May 9, 2009 11:53 AM | Reply | Permalink
"I've 'decided' nothing, in any legal sense"
- but then you are admitting that the entire "torture scandal" is not based on legal reality - for you. In other words, it's a political theater - for you. Right??
May 9, 2009 12:04 PM | Reply | Permalink
false dichotomy and red herring alert
May 9, 2009 4:54 PM | Reply | Permalink
Lalo,
Huh? Let's let it go - we're getting off the rails.
May 9, 2009 5:40 PM | Reply | Permalink
There is that damn "Rule of Law" thingy raising its ugly head again.
Oh how I bet that many in DC (especially near Langley, VA) and a couple of folks (maybe one in particular) near the SMU campus in Dallas and another dude in an undisclosed location wish that this "Rule of Law" thingy would disappear.
How about a Rule of Man: You don't torture another person.
May 9, 2009 11:36 AM | Reply | Permalink
"They never imagined that they would be in this position"
I disagree strongly.
I agree that the chaff machine has been geared up to test the will a and resolve of Congress, Obama, and the people. So far it looks pretty impotent except for bloggers who spend their time attacking strawman notions and red herrings.
It isn't really a question of whether crimes were committed. Crimes clearly were committed but not all questionable conduct was criminal in the legal sense, and not all can be prosecuted soundly. It's a question of distinguishing which conduct was criminal in which specific ways. The kind of investigation done will tend to frame the kinds of conduct which can be found and examined. Special prosecutor, Congressional Committee, Truth Commission, ... these all have their own frames.

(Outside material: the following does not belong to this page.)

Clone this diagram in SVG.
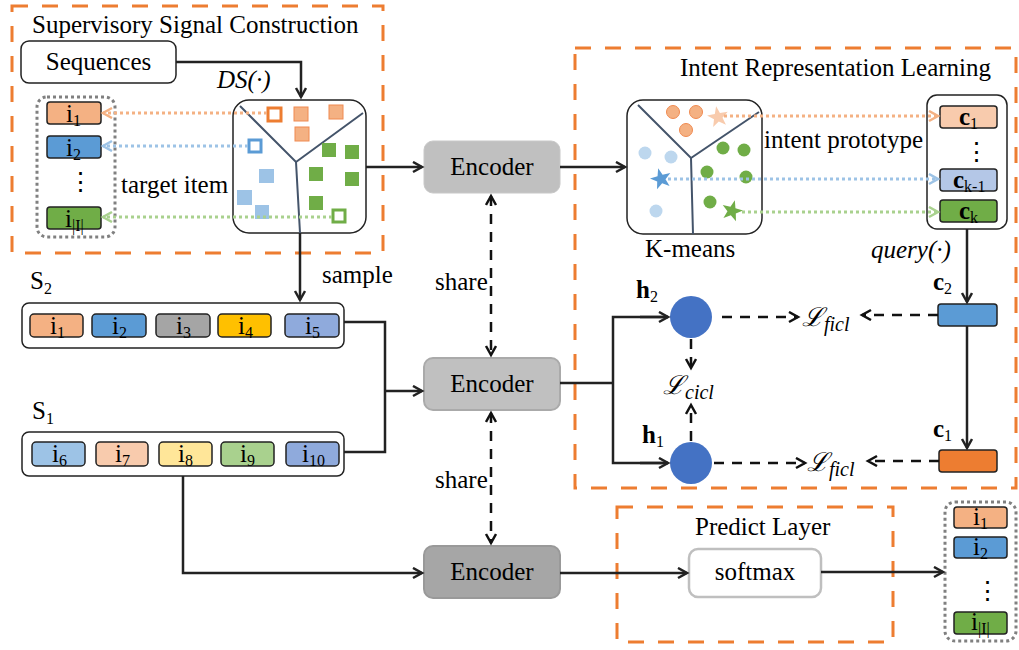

It also transcends questions of particular transgressions of law. There are moral and ideological issues here too.
May 9, 2009 5:02 PM | Reply | Permalink
Translation: even if it's not a crime under law,
even if one's presumed innocent until proven otherwise - crimes clearly have been committed. Talk about false dichotomy and red herring...
You are worse than the worst social conservative.
Whatever you cannot legally prosecute by the rule of law, you will compensate by playing up morality and ideology.
Liberals finally found their own version of abortion and gay marriage....
May 9, 2009 5:35 PM | Reply | Permalink
Your perversion is merely childish.
May 9, 2009 8:01 PM | Reply | Permalink
eds,
This will be my last comment on this thread, but I think it's important to repeat this point: In my opinion, we MUST stay with LAW. When we get into morality and ideology, we muddy the waters in exactly the way I discussed originally. These are inherently subjective areas, not easily reconciled to fundamental conclusions. It's fairly obvious that a thorough investigation will reveal facts tending more toward embarassing to certain parties than toward 'illegal', but it's also fairly likely there will be some of both. The public is entitled to whatever judgements it wants to make on the first, but the law should make its' own objective judgements on the second.
May 9, 2009 5:55 PM | Reply | Permalink
Law is fine, but don't ignore that law exists in a larger setting and law does not equal justice.